Victoria’s traditional manufacturing and large industry jobs base is evaporating. Even in these new emerging sectors such as health and education, young Victorians face stiff competition from overseas workers. Despite the rhetoric that high skilled migration is needed for the mining and agriculture sectors, the reality is a high proportion of migrant workers come to Victoria. The Skilled Migration Program grew from 125,755 places on 2011-12 to 128,973 in 2012-13. In 1995-96 the Skilled Migration Program was just 24,100. The Occupations with the highest number of primary visa grants were professionals (4,656 or 51.1%) and technicians and trade workers (2,416 or 26.5%) in the 457 Visa Class. Under the Skill Stream, there were professionals 6,083 (65.5%) and technicians and trades with 1,502 (16.2%). According to the Department of Immigration and Border Protection’s State and Territory Migration Summary Report of March 2014, Victoria absorbed the second largest proportion of 457 visa grants in the first three quarters of 2013-14 with 23% or 17,432 people. Under the Skill Stream Victoria took in 19.3% (19,976 people).

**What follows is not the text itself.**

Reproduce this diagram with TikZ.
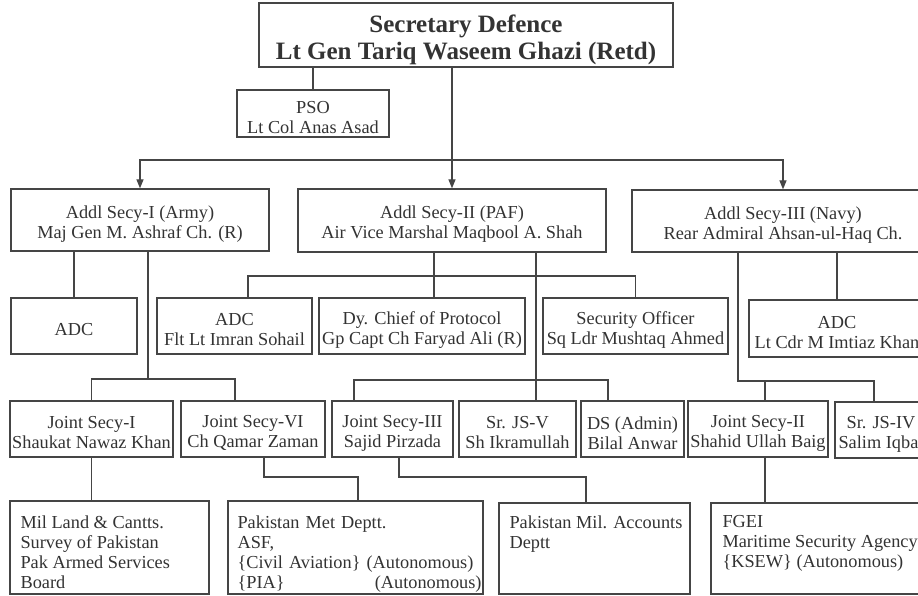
\documentclass[tikz,border=0pt]{standalone}
\usepackage{fontspec}
\setmainfont{Liberation Serif}
\usetikzlibrary{arrows.meta}
\definecolor{linec}{HTML}{454545}
\definecolor{textc}{HTML}{333333}
\tikzset{
  box/.style={draw=linec, line width=1.3bp, fill=white, inner sep=0pt},
  lbl/.style={inner sep=0pt, align=center, text=textc,
    font=\fontsize{18.3bp}{20bp}\selectfont},
  toplbl/.style={lbl, font=\fontsize{25bp}{27bp}\selectfont\bfseries},
  btext/.style={inner sep=0pt, anchor=north west, align=left, text=textc,
    font=\fontsize{18.3bp}{20bp}\selectfont},
  conn/.style={draw=linec, line width=1.3bp},
  arr/.style={conn, -{Triangle[length=9bp,width=7bp]}},
}
% name, centre, width, height, text
\newcommand\bx[5]{%
  \node[box, minimum width=#3bp, minimum height=#4bp] (#1) at (#2) {};
  \node[lbl] (#1-t) at ([yshift=-4bp]#1.center) {#5};}
\begin{document}
\begin{tikzpicture}[x=1bp,y=-1bp]
\clip (0,0) rectangle (918,596);
\fill[white] (0,0) rectangle (918,596);
% top
\node[box, minimum width=414bp, minimum height=64bp] (top) at (466,35) {};
\node[toplbl] (top-t) at ([yshift=-5bp]top.center) {Secretary Defence\\Lt Gen Tariq Waseem Ghazi (Retd)};
\bx{pso}{313,113.5}{152}{47}{PSO\\Lt Col Anas Asad}
% level 1
\bx{army}{140,220}{258}{62}{Addl Secy-I (Army)\\Maj Gen M. Ashraf Ch. (R)}
\bx{paf}{452,220.5}{308}{63}{Addl Secy-II (PAF)\\Air Vice Marshal Maqbool A. Shah}
\bx{navy}{783,221}{302}{62}{Addl Secy-III (Navy)\\Rear Admiral Ahsan-ul-Haq Ch.}
% level 2
\bx{adca}{74,326}{126}{56}{ADC}
\bx{adcb}{234.5,326}{155}{56}{ADC\\Flt Lt Imran Sohail}
\bx{dy}{422,326}{206}{56}{Dy. Chief of Protocol\\Gp Capt Ch Faryad Ali (R)}
\bx{sec}{635.5,326}{185}{56}{Security Officer\\Sq Ldr Mushtaq Ahmed}
\bx{adcc}{837,328.5}{176}{57}{ADC\\Lt Cdr M Imtiaz Khan}
% level 3
\bx{jsa}{91.5,429}{163}{56}{Joint Secy-I\\Shaukat Nawaz Khan}
\bx{jsf}{253,429}{144}{56}{Joint Secy-VI\\Ch Qamar Zaman}
\bx{jsc}{392.5,429}{121}{56}{Joint Secy-III\\Sajid Pirzada}
\bx{jse}{517.5,429}{117}{56}{Sr. JS-V\\Sh Ikramullah}
\bx{ds}{632.5,429}{103}{56}{DS (Admin)\\Bilal Anwar}
\bx{jsb}{758,429}{140}{56}{Joint Secy-II\\Shahid Ullah Baig}
\bx{jsd}{881,430}{92}{56}{Sr. JS-IV\\Salim Iqbal}
% level 4
\node[box, minimum width=199bp, minimum height=93bp] (mil) at (109.5,547.5) {};
\node[btext] (milt) at ([shift={(11,15)}]mil.north west) {Mil Land \& Cantts.\\Survey of Pakistan\\Pak Armed Services\\Board};
\node[box, minimum width=255bp, minimum height=93bp] (met) at (355.5,547.5) {};
\node[btext, text width=244bp] (mett) at ([shift={(10,15)}]met.north west) {Pakistan Met Deptt.\\ASF,\\\{Civil Aviation\} (Autonomous)\\\{PIA\}\hfill(Autonomous)};
\node[box, minimum width=191bp, minimum height=91bp] (acc) at (594.5,548.5) {};
\node[btext] (acct) at ([shift={(11,13)}]acc.north west) {Pakistan Mil. Accounts\\Deptt};
\node[box, minimum width=215bp, minimum height=91bp] (fgei) at (818.5,548.5) {};
\node[btext] (fgeit) at ([shift={(12,13)}]fgei.north west) {FGEI\\Maritime Security Agency\\\{KSEW\} (Autonomous)};
% coordinates
\coordinate (bus) at (452,160);
\coordinate (a2) at (148,379);
\coordinate (j6) at (235,379);
\coordinate (p1) at (434,276);
\coordinate (pl) at (248,276);
\coordinate (q1) at (536,380);
\coordinate (ql) at (354,380);
\coordinate (qr) at (608,380);
\coordinate (n1) at (738,381);
\coordinate (n2) at (765,381);
\coordinate (n3) at (874,381);
\coordinate (m1) at (264,477);
\coordinate (m2) at (358,477);
\coordinate (c1) at (399,477);
\coordinate (c2) at (586,477);
% connectors top
\draw[conn] (pso.north |- top.south) -- (pso.north);
\draw[conn] (top.south -| bus) -- (bus);
\draw[arr] (bus) -| (army.north);
\draw[arr] (bus) -| (navy.north);
\draw[arr] (bus) -- (paf.north);
% army
\draw[conn] (army.south -| adca.north) -- (adca.north);
\draw[conn] (army.south -| a2) -- (a2);
\draw[conn] (jsa.north) |- (j6) -- (j6 |- jsf.north);
% paf
\draw[conn] (paf.south -| p1) -- (p1 |- dy.north);
\draw[conn] (pl |- adcb.north) -- (pl) -| (sec.north);
\draw[conn] (paf.south -| q1) -- (q1 |- jse.north);
\draw[conn] (ql |- jsc.north) -- (ql) -- (qr) -- (qr |- ds.north);
% navy
\draw[conn] (navy.south -| n1) -- (n1) -- (n3) -- (n3 |- jsd.north);
\draw[conn] (n2) -- (n2 |- jsb.north);
\draw[conn] (navy.south -| adcc.north) -- (adcc.north);
% lower
\draw[conn] (jsa.south) -- (jsa.south |- mil.north);
\draw[conn] (jsf.south -| m1) -- (m1) -- (m2) -- (m2 |- met.north);
\draw[conn] (jsc.south -| c1) -- (c1) -- (c2) -- (c2 |- acc.north);
\draw[conn] (jsb.south -| n2) -- (n2 |- fgei.north);
\end{tikzpicture}
\end{document}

Yet as reported by Nick McKenzie and Richard Baker in The Age on 7th August 2014, as many as 9 in 10 skilled migrant visas may be fraudulent. A 2010 investigation concluded that around 90 per cent or more than 40,000 visa applications in the General Skilled Migration Program lodged per year for the previous three years were suspect. A 2009 investigation concluded that the student visa program was failing, the general skilled migration program was failing, and the falsifying of qualifications was prolific.

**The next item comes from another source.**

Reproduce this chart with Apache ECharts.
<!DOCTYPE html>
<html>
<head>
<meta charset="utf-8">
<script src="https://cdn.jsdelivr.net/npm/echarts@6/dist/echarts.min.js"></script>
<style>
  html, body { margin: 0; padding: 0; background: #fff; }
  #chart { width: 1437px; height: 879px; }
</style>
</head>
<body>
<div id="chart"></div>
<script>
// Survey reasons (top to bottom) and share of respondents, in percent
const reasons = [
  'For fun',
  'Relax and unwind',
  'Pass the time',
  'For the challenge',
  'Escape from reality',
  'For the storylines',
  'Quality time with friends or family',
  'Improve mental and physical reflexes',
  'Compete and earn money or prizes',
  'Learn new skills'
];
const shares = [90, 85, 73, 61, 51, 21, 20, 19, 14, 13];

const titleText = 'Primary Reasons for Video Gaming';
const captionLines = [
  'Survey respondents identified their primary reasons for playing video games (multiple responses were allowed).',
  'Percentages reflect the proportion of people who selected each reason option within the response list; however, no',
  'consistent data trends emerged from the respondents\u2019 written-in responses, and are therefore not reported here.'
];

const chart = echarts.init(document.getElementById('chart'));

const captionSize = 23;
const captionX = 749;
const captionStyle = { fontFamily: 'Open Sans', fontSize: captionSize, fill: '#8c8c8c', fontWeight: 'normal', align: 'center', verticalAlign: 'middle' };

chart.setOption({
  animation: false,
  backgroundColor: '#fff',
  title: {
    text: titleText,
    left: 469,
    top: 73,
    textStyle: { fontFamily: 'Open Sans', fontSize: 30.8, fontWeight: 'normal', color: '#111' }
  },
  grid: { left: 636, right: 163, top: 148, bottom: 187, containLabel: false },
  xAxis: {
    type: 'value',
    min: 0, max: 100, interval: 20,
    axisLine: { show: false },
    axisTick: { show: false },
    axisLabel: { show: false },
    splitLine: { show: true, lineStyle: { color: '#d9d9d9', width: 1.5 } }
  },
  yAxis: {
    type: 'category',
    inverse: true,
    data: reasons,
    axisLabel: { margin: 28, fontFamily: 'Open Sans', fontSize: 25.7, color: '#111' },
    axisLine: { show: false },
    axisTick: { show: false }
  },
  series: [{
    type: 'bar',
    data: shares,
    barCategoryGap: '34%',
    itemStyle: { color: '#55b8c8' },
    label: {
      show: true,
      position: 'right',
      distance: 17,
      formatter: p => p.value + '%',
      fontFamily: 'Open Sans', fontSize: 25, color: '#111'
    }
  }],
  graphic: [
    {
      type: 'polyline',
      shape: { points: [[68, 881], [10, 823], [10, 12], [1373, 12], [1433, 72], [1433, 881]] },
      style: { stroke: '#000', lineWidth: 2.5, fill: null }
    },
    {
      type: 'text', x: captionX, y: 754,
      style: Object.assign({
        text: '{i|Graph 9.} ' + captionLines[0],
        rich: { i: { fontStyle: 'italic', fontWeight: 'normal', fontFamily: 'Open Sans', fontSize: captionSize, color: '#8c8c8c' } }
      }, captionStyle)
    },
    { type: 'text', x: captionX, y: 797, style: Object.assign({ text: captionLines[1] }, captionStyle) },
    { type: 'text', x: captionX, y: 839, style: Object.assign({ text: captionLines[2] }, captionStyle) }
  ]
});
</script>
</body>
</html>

Sir Robert Menzies said on 2nd October 1964 at the opening of Chrysler Manufacturing Centre in Tonsley Park South Australia:
“…I don’t need to be told that there are quite a number of people here, as I go around, who are what we used to call New Australians, who are people who migrated here since the war. There are millions now- anyhow, something well over one million- in Australia, and every large factory I go to contains a high percentage of people who have come in these years. There could not have been an immigration policy or programme without employment on this scale in industries of this kind. The rural industries, vital as they are to the survival of Australia, can’t employ people by the scores of thousands extra every year. We know they cant. It is industries of this kind which enable the migration programme to continue, and the fact that the migration programme continues, that you have remarkable increase in the population every year by year has given strength and tone and optimism to the people who run retail stores in Australia, to all sorts of other manufacturers who produce things that are in demand by stores and which are bought by them because they are in demand by their ordinary customers. This is the whole interwoven structure”.

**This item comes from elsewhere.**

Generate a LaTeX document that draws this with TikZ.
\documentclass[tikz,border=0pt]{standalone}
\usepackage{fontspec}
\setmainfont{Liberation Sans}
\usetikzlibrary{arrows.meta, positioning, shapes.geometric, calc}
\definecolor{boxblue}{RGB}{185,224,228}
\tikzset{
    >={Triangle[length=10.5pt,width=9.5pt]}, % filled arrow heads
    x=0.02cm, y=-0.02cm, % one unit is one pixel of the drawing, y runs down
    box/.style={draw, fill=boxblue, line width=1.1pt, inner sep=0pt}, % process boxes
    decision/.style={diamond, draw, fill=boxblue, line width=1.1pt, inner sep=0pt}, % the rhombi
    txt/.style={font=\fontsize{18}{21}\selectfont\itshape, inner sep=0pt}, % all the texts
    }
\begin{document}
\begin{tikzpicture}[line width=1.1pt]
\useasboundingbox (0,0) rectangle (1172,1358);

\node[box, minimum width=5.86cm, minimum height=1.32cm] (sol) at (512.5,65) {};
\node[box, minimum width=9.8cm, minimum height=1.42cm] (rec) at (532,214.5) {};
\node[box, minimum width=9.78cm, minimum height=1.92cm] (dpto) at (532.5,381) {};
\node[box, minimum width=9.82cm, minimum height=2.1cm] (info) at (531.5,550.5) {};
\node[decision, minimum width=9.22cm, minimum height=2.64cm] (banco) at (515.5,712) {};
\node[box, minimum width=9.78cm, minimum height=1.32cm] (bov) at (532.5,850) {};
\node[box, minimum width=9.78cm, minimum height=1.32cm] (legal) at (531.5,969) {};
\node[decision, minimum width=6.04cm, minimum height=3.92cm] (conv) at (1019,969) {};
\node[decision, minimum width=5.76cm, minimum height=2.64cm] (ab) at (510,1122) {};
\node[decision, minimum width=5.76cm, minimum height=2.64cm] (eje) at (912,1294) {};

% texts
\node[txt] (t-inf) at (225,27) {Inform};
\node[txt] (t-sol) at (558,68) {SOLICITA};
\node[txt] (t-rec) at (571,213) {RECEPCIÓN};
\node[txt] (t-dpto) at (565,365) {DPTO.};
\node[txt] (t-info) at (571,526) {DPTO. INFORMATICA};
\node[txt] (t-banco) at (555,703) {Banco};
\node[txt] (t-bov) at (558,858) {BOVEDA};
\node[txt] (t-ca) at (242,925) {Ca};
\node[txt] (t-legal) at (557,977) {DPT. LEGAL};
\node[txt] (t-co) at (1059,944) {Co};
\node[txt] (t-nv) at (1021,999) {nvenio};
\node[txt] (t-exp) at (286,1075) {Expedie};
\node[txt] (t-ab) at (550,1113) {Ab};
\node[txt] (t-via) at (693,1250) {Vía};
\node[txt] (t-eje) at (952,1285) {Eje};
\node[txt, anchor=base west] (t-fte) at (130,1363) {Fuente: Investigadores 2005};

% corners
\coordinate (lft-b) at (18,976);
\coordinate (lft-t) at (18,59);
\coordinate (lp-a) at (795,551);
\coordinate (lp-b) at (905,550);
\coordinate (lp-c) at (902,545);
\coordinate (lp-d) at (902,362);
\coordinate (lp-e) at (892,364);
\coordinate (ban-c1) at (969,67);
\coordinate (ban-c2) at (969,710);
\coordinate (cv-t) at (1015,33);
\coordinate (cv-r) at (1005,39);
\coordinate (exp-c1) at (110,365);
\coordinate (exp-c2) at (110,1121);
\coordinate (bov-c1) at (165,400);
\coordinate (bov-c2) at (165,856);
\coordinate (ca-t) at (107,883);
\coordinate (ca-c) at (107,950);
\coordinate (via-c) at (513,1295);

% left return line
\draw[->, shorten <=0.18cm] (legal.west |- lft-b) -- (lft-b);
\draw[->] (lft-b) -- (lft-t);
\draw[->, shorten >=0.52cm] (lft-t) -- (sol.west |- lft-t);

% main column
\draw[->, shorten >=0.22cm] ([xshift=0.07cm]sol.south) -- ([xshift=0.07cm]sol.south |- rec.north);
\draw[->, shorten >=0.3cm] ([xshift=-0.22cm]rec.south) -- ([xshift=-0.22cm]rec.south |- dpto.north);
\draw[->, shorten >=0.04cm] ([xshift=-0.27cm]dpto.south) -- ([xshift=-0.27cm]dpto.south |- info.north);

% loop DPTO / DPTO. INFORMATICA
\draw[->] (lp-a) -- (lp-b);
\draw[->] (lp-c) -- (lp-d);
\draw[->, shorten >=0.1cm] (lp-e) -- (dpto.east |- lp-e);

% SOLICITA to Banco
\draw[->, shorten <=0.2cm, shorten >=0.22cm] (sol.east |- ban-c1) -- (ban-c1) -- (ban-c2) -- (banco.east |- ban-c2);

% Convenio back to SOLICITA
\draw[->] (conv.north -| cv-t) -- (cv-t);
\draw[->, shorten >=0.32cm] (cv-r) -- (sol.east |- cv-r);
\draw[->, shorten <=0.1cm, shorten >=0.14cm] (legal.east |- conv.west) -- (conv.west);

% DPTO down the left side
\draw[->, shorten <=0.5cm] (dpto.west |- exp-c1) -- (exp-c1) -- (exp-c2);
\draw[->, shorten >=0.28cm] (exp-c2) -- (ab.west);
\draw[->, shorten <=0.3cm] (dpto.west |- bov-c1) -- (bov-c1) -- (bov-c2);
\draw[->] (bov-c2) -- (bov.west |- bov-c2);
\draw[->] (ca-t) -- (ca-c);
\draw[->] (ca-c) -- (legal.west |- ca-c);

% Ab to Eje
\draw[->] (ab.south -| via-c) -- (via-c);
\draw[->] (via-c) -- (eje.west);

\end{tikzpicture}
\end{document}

That was Sir Robert Menzies. Now the Federal and State Liberal Governments are unravelling it. They’re keeping the migrant worker programs- indeed they’re bigger than ever, but they’re killing off manufacturing in general and the car industry in particular. Only a couple of weeks ago the Victorian Liberal Government was boasting that Victoria’s population has continued to grow at record levels, by 1.8% outstripping the 1.7% national average, growing by 108,757 people in the year to March 31, which consisted of 38,467 natural increase and 61,923 from net overseas migration and 8,367 from net interstate migration, to a total of 5.8 million Victorian’s. Mark my words, this is not going to end well for Australia.